I arrived at The Musket restaurant at 6:30am, early enough to talk with some of the 25 band members as they prepared for the 7am parade. They were putting on blue and white striped robes, masks, and blue paper hair. “We should be wearing a different coloured costume every year, but we can’t afford it,” said one with a laugh.

Their parade has been going on annually since 1976. “We started in Yorkville,” said Hans-Peter Schmidd, one of the organizers. They were thrown out of Yorkville because they were too noisy, too early. Their parade is now in an industrial part of Etobicoke where no one needs to sleep.

The Morgestraich in Basel is Switzerland’s biggest carnival. It inspired Toronto’s parade. It’s a three-day event in Switzerland, starting on the Monday after Ash Wednesday. It began as a Protestant attempt to tease Catholics during the austerity of Lent. It starts at 4am in Basel with all the lights turned off and 40,000 pipers and drummers making a lot of noise while carrying lanterns.

I didn’t notice any pipers, but this band has drummers and a trombone painted with hearts. It has a bass horn, trumpets, and a washboard. One woman was wearing a papier mache mask with a big hole over the mouth so she could play her flute. A group of friends and a police car followed the parade around the block at 7 and again at 9am.

The band performed inside The Musket too. If you don’t expect the precision and swagger of the marching bands in the St. Patrick’s Day parade, it’s pretty good.

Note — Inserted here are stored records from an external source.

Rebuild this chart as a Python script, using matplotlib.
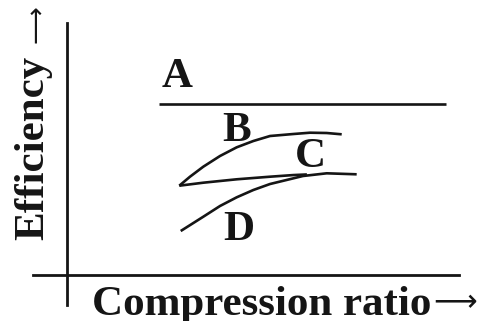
import numpy as np
import matplotlib.pyplot as plt

# efficiency vs compression ratio (arbitrary units)
a_x = [2.35, 9.67]
a_y = [6.79, 6.79]

b_x = [2.865, 3.138, 3.477, 3.903, 4.329, 4.753, 5.179, 5.773, 6.199, 6.625, 7.008]
b_y = [3.544, 3.901, 4.298, 4.722, 5.067, 5.317, 5.516, 5.595, 5.647, 5.635, 5.583]

c_x = [2.865, 3.477, 4.329, 5.179, 5.773, 6.12]
c_y = [3.544, 3.663, 3.798, 3.901, 3.966, 3.99]

d_x = [2.901, 3.477, 3.903, 4.329, 4.753, 5.179, 6.020, 6.625, 7.390]
d_y = [1.746, 2.313, 2.738, 3.083, 3.373, 3.611, 3.929, 4.036, 3.996]

labels = ['A', 'B', 'C', 'D']
label_x = [2.81, 4.34, 6.20, 4.375]
label_y = [7.46, 5.32, 4.30, 1.39]

serif = ['Liberation Serif', 'DejaVu Serif']
ink = '#151515'

fig = plt.figure(figsize=(4.78, 3.21), dpi=100)
ax = fig.add_axes([0, 0, 1, 1])
ax.set_xlim(-1.709, 10.485)
ax.set_ylim(-1.825, 10.913)

# axes drawn as crossing lines through the origin
for s in ['top', 'right']:
    ax.spines[s].set_visible(False)
ax.spines['left'].set_position(('data', 0))
ax.spines['bottom'].set_position(('data', 0))
ax.spines['left'].set_bounds(-1.19, 10)
ax.spines['bottom'].set_bounds(-0.87, 10)
for s in ['left', 'bottom']:
    ax.spines[s].set_linewidth(2.0)
    ax.spines[s].set_color(ink)
ax.set_xticks([])
ax.set_yticks([])

for xs, ys in [(a_x, a_y), (b_x, b_y), (c_x, c_y), (d_x, d_y)]:
    ax.plot(xs, ys, color=ink, lw=1.9, solid_capstyle='butt',
            solid_joinstyle='round')

for t, x, y in zip(labels, label_x, label_y):
    ax.text(x, y, t, ha='center', va='baseline', fontsize=31,
            fontweight='bold', family=serif, color=ink)

fig.text(92 / 478, 1 - 315 / 321, 'Compression ratio', ha='left', va='baseline',
         fontsize=31, fontweight='bold', family=serif, color=ink)
fig.text(477 / 478, 1 - 303 / 321, '\u27f6', ha='right', va='center',
         fontsize=22, family='DejaVu Sans', color=ink)
fig.text(43 / 478, 1 - 240 / 321, 'Efficiency', ha='left', va='baseline',
         rotation=90, rotation_mode='anchor', fontsize=31, fontweight='bold',
         family=serif, color=ink)
fig.text(37 / 478, 1 - 43 / 321, '\u27f6', ha='left', va='center',
         rotation=90, rotation_mode='anchor', fontsize=19,
         family='DejaVu Sans', color=ink)

fig.savefig('out.png', dpi=100)
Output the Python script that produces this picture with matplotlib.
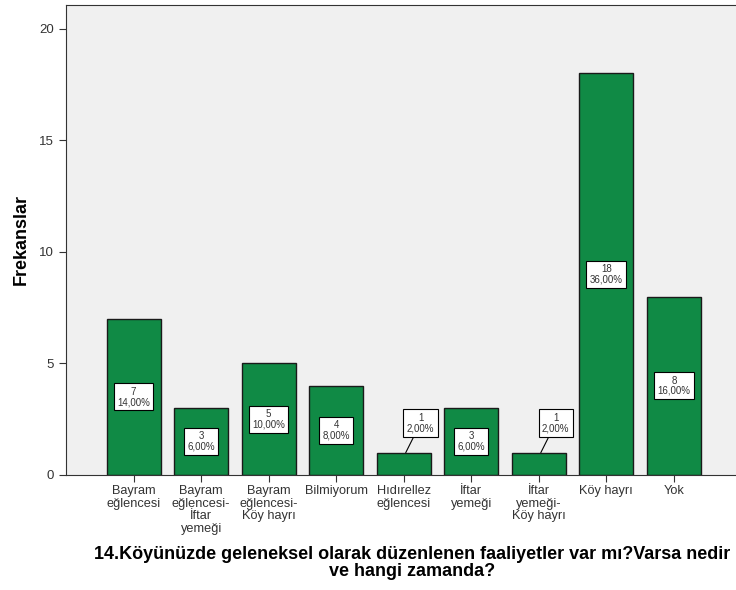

The restaurant served traditional soup and cheese quiche. Band members sold cookies and deep-fried pancakes sprinkled with sugar. They were happy to answer questions and joke. It was a fun event and I felt welcome. Not being Swiss didn’t matter. The band itself has members of Chinese and West Indian origin. This puts it high up on my list of exemplary multicultural events.


  1. I lived at 84 Yorkville 3rd floor from 1979 until 1982, and had the pleasure
    of watching this parade setting up in the car park next to 84 Yorkville.
    The parade started at Bellair, with great enthusiasm, drums and horns in a unified discordance. Ending a minute later at Hazelton ave.
    For myself, it marked the end of Winter.. Snow would be falling, as light broke, large mache heads with goulish smiles….Swaggering through the
    early light.. Fantastic, Yorkville at its best… It has gone …Why???

    1. Jason, I think it was moved because Yorkville residents were complaining about the early morning noise. Come see it tomorrow in Etobicoke. Ruth.

    2. I think it was moved because Yorkville residents were complaining about the noise. Come see it tomorrow in Etobicoke.